Quoted from fastpinball:I tend to design more the way you do, physically. Working with others I have been trying to get more into Fusion360 and other software tools. I wanted to make sure that the hardware played nice with all design approaches.
For example, I can get my game wired up and I don't even need to run MPF to get flippers flipping. I have a snippet that I copy/paste of FAST Pin Protocol commands to make it easy. Here are the two lines I enter into my terminal connection with the FAST NET processor to make a flipper flip:
DN:00,01,00,10,20,FF,00,00,50
DN:01,01,00,18,20,FF,FF,00,00
The first line says: Driver 00 (Main Coil) should be triggered when switch 00 is pressed.
The second line says: Driver 01 (Hold Coil) should be latched when switch 00 is pressed.
Now if I press switch 00 the flipper flips!

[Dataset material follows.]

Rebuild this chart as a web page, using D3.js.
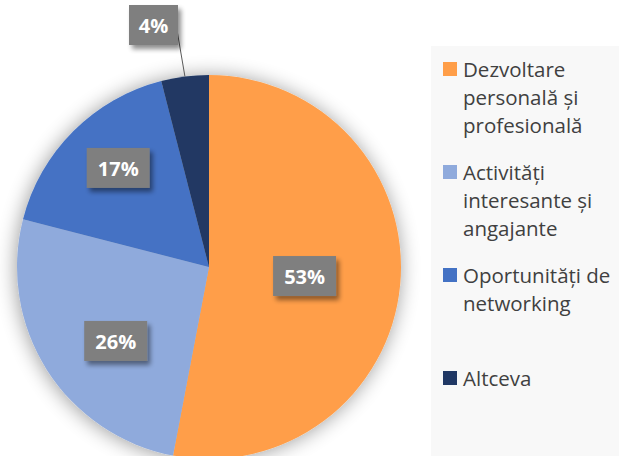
<!DOCTYPE html>
<html>
<head>
<meta charset="utf-8">
<script src="https://cdn.jsdelivr.net/npm/d3@7"></script>
<style>
  html, body { margin: 0; padding: 0; background: #ffffff; }
  svg { display: block; }
</style>
</head>
<body>
<svg id="chart" width="619" height="456"></svg>
<script>
// Survey answers and their shares (%)
const categories = [
  "Dezvoltare personală și profesională",
  "Activități interesante și angajante",
  "Oportunități de networking",
  "Altceva"
];
const values = [53, 26, 17, 4];
const legendLines = [
  ["Dezvoltare", "personală și", "profesională"],
  ["Activități", "interesante și", "angajante"],
  ["Oportunități de", "networking"],
  ["Altceva"]
];
const colors = ["#FF9E48", "#8FAADC", "#4472C4", "#203864"];

// Label placement: radius fraction and angle nudge (degrees) per slice
const labelLayout = [
  { r: 0.50, da: 0 },
  { r: 0.62, da: -6 },
  { r: 0.70, da: 2.5 },
  { outside: true, x: 153.5, y: 25 }
];

const svg = d3.select("#chart");
const W = 619, H = 456;
const cx = 209, cy = 267, R = 192;

const defs = svg.append("defs");
const pieShadow = defs.append("filter").attr("id", "pieShadow")
  .attr("x", "-30%").attr("y", "-30%").attr("width", "160%").attr("height", "160%");
pieShadow.append("feGaussianBlur").attr("in", "SourceAlpha").attr("stdDeviation", 10).attr("result", "b");
pieShadow.append("feOffset").attr("in", "b").attr("dx", -1).attr("dy", 1).attr("result", "o");
pieShadow.append("feComponentTransfer").attr("in", "o").attr("result", "s")
  .append("feFuncA").attr("type", "linear").attr("slope", 0.4);
const m1 = pieShadow.append("feMerge");
m1.append("feMergeNode").attr("in", "s");
m1.append("feMergeNode").attr("in", "SourceGraphic");

const boxShadow = defs.append("filter").attr("id", "boxShadow")
  .attr("x", "-30%").attr("y", "-30%").attr("width", "160%").attr("height", "160%");
boxShadow.append("feGaussianBlur").attr("in", "SourceAlpha").attr("stdDeviation", 2.5).attr("result", "b");
boxShadow.append("feOffset").attr("in", "b").attr("dx", 3).attr("dy", 4).attr("result", "o");
boxShadow.append("feComponentTransfer").attr("in", "o").attr("result", "s")
  .append("feFuncA").attr("type", "linear").attr("slope", 0.45);
const m2 = boxShadow.append("feMerge");
m2.append("feMergeNode").attr("in", "s");
m2.append("feMergeNode").attr("in", "SourceGraphic");

// Legend panel
const legendX = 431;
svg.append("rect")
  .attr("x", legendX).attr("y", 46)
  .attr("width", W - legendX).attr("height", H - 46)
  .attr("fill", "#F8F8F8");

// Pie
const pie = d3.pie().value(d => d).sort(null);
const arcs = pie(values);
const arc = d3.arc().innerRadius(0).outerRadius(R);

const g = svg.append("g").attr("transform", `translate(${cx},${cy})`);
g.append("g").attr("filter", "url(#pieShadow)")
  .selectAll("path").data(arcs).join("path")
  .attr("d", arc)
  .attr("fill", (d, i) => colors[i]);

// Leader line for the small slice
const small = arcs[3];
const smallMid = (small.startAngle + small.endAngle) / 2;
const lab3 = labelLayout[3];
g.append("line")
  .attr("x1", lab3.x - cx + 24).attr("y1", lab3.y - cy + 8)
  .attr("x2", R * Math.sin(smallMid)).attr("y2", -R * Math.cos(smallMid))
  .attr("stroke", "#595959").attr("stroke-width", 1);

// Data labels
const fmt = v => v + "%";
arcs.forEach((d, i) => {
  const L = labelLayout[i];
  let x, y;
  if (L.outside) {
    x = L.x - cx; y = L.y - cy;
  } else {
    const a = (d.startAngle + d.endAngle) / 2 + L.da * Math.PI / 180;
    x = L.r * R * Math.sin(a);
    y = -L.r * R * Math.cos(a);
  }
  const bw = values[i] >= 10 ? 63 : 49, bh = 40;
  const lg = g.append("g").attr("transform", `translate(${x},${y})`);
  lg.append("rect")
    .attr("x", -bw / 2).attr("y", -bh / 2)
    .attr("width", bw).attr("height", bh)
    .attr("fill", "#7F7F7F")
    .attr("filter", "url(#boxShadow)");
  lg.append("text")
    .attr("text-anchor", "middle")
    .attr("dominant-baseline", "central")
    .attr("y", 0.5)
    .attr("fill", "#ffffff")
    .attr("font-family", "'Open Sans', 'DejaVu Sans', sans-serif")
    .attr("font-weight", "bold")
    .attr("font-size", 20)
    .text(fmt(values[i]));
});

// Legend entries
const legendTops = [69, 172, 275, 378];
const lineH = 28;
const lgd = svg.append("g");
categories.forEach((c, i) => {
  const yc = legendTops[i];
  lgd.append("rect")
    .attr("x", 443).attr("y", yc - 7)
    .attr("width", 14).attr("height", 14)
    .attr("fill", colors[i]);
  const t = lgd.append("text")
    .attr("x", 463)
    .attr("font-family", "'Open Sans', 'DejaVu Sans', sans-serif")
    .attr("font-size", 20.5)
    .attr("fill", "#404040");
  legendLines[i].forEach((ln, k) => {
    t.append("tspan")
      .attr("x", 463)
      .attr("y", yc + 7.5 + k * lineH)
      .text(ln);
  });
});
</script>
</body>
</html>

I keep a raspberry pi laptop in the garage so i dont need to get sawdust in my Macbook Pro. But that's all that is needed to start my physical game testing.
Other parameters are for coil pulse times, cool down times, as well as empty params not used by these modes. All this is in the FAST Pin Protocol and will be available on our website.
Aaron
FAST Pinball
Actually I tend to do dozens of drawings on paper and some in cad before ever cutting a piece of wood. Pinside and Youtube never sees that part of my design phase. There's a little bit of it on my www.linscustompins.com web page, though it is a bit abridged.
King of the Arcade is different, Mike Testa is spearheading that table's design with me there as suggestion, philosophy, and build support. That game is purely a spit-ball bolt-on-the-table design. I'm in the process of inputing everything into cad now... and it is VERY tedious to measure and rebuild that into a cohesive schematic. I don't think I'll really ever design like this again.
I also never program my games, do a build, test, make changes, do a build, test, etc. I always 100% write game rules, logic, and visuals on my PC in my office. Every once in a while I make a new release build to test on real hardware. For example- Tail of the Dragon was written in 1 weekend while sitting on my couch. it wasn't until like 2 weeks later I tested it on the actual table. I have my custom LinPingine engine built and ready to go, I know what my hardware IDs are and what wire to hook up to what pin so everything works.